I can use the disabled key you send me in a hash function in php and get it to match what is being returned to you in your post from 1/21. Then I will send you the string.

This assumes this is not against your policy and you feel safe doing it. I’m a volunteer on this forum and obviously mean no one no harm. The reason I offer is I can see you are struggling with this and have been for days. It’s getting painful for you at this point, and I could do this very efficiently if I cut out the middleman. Our process right now is for iteration after iteration to be attempted, followed by feedback on what happened, with successive iterations continuing on. On my end I’m pretty darn good with this and can iterate rapidly and quite possibly have this done very fast.

Totally your choice and it’s an offer.


Yes, I generated the signature key online and saved it in our database. That part I'm sure I got ok.

Then I use the pack statement to convert it to binary and use it as the $key in my prior code.

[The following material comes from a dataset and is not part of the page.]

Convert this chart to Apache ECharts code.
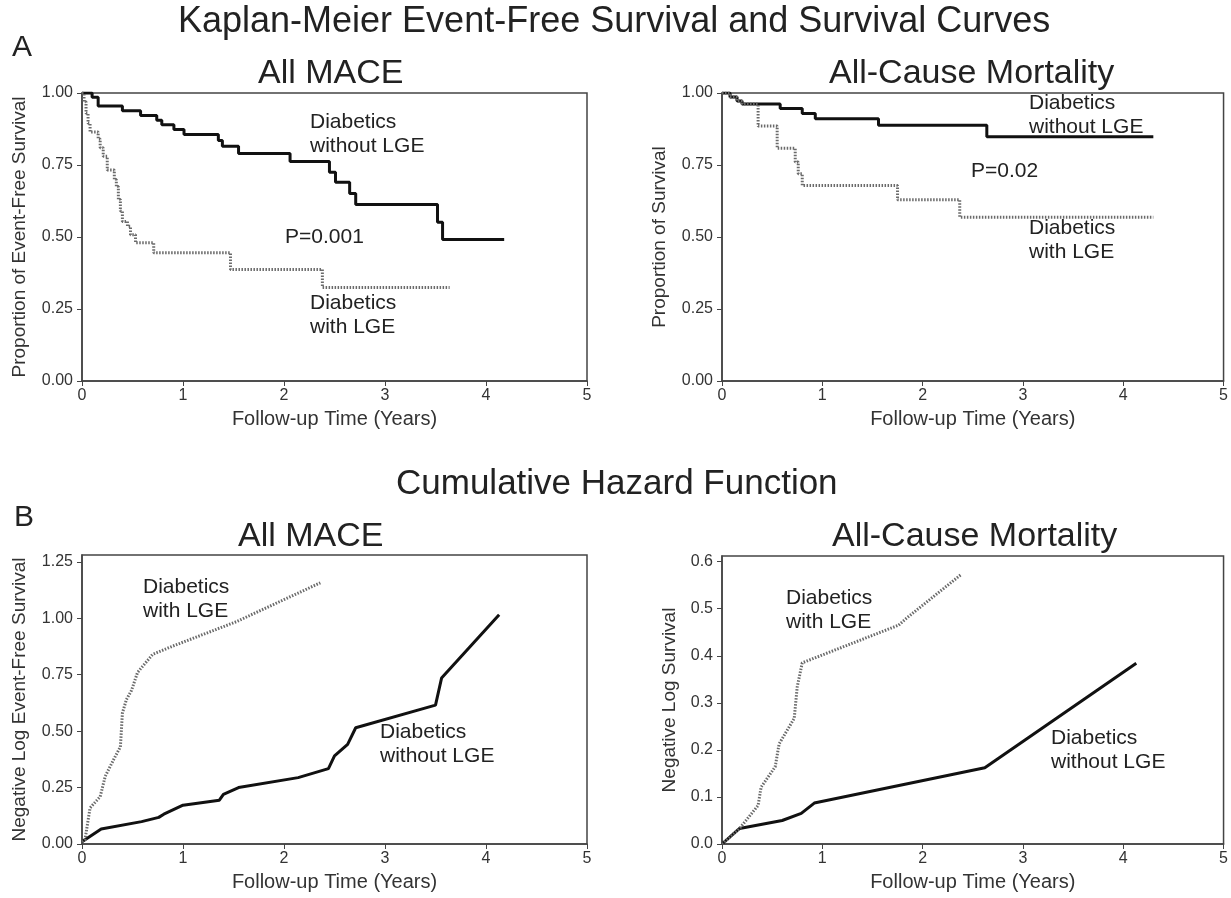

I'm pretty sure that's ok, too, since the pack was recommended by several different people (on this forum and elsewhere).  


I send through the string that I provided and the binary key and hash it using the perl module Digest::SHA.


The old MD5 method (still implemented in live version) does it a little differently, and uses Digest::MD5. It started out with a straight ASCII hash value for the md5-hash. It builds a string:

my $md5_string = $md5_hash . $auth_net_login_id . $tranid . $grandtotal;


my $md5 = Digest::MD5->new;
my $sent_md5_hash = uc($md5->hexdigest); #this is what was compared to what they sent.


But the SHA method is a little different. I don't know if I'm doing that wrong - but it uses a string and a key so it's a bit different from MD5. 


To be honest, I'm not sure that having you do this on your end is going to help. If it's the data, maybe so - but if it's the hashing method, then your PHP code will do it completely differently and I won't be able to correlate it to what I'm using.

So, I guess what I need is someone who is possibly using the Digest::SHA module in their perl program and can tell me if I'm doing this wrong. OR a perl programmer who can share how they calculated the hash value if using something other than Digest::SHA. I'm open to all suggestions.


I have to stop for now. My brain is fried after 6 hours of solid coding/testing without a break. Thanks.





Okay, forget that entire last bit.

AIM doesn’t use those 30 fields. You need to go to my post “working php hash” and make a Perl parallel to that. You need login, transactionkey, and amount.
The sha2 hash has nothing to do with what language you use. It is based on the sha512 algorithm. It is no more different from one language to the next than numbers are. Just like 2 + 2 will output 4 in Perl an php and java, so with sha512 hashes spit out the exact same thing.

Good news is your life just got easier. You need three variables in your delimited string and they all come from you. Transkey, Login, and Amount. The exact string I put in my post about php will work for you. You can do whatever it is you need to to make it Perl syntax.


This is getting crazy!!! Everything I read said that the 3 fields that said to use (if you were using the API) would not work - that I needed all 30 fields as is done with SIM!!

I will try it - but it will have to wait until tomorrow at the earliest.

The wheels just keep spinning and spinning and spinning and I'm getting nowhere!! .....



And transkey was a typo. It’s transid. So it looks like your very first post was correct. Per the new documentation released today. Why that didn’t match after converting the signature key to binary I do not know.
Yeah no one knew what integration method you were using and the AIM documentation says nothing about this. You had said that you were using a post method with LWP and I thought that sounded like maybe direct post. From there everyone took off with the assumption that you were using direct post but we never confirmed if that was in fact the case. The AIM method was just documented today in that link. Up to this point everything involving AIM was a stab in the dark. So even if we knew you were on AIM we would have had to flip a coin on what string we use.

For some mysterious reason your first string didn’t work. It looks exactly correct per the docs.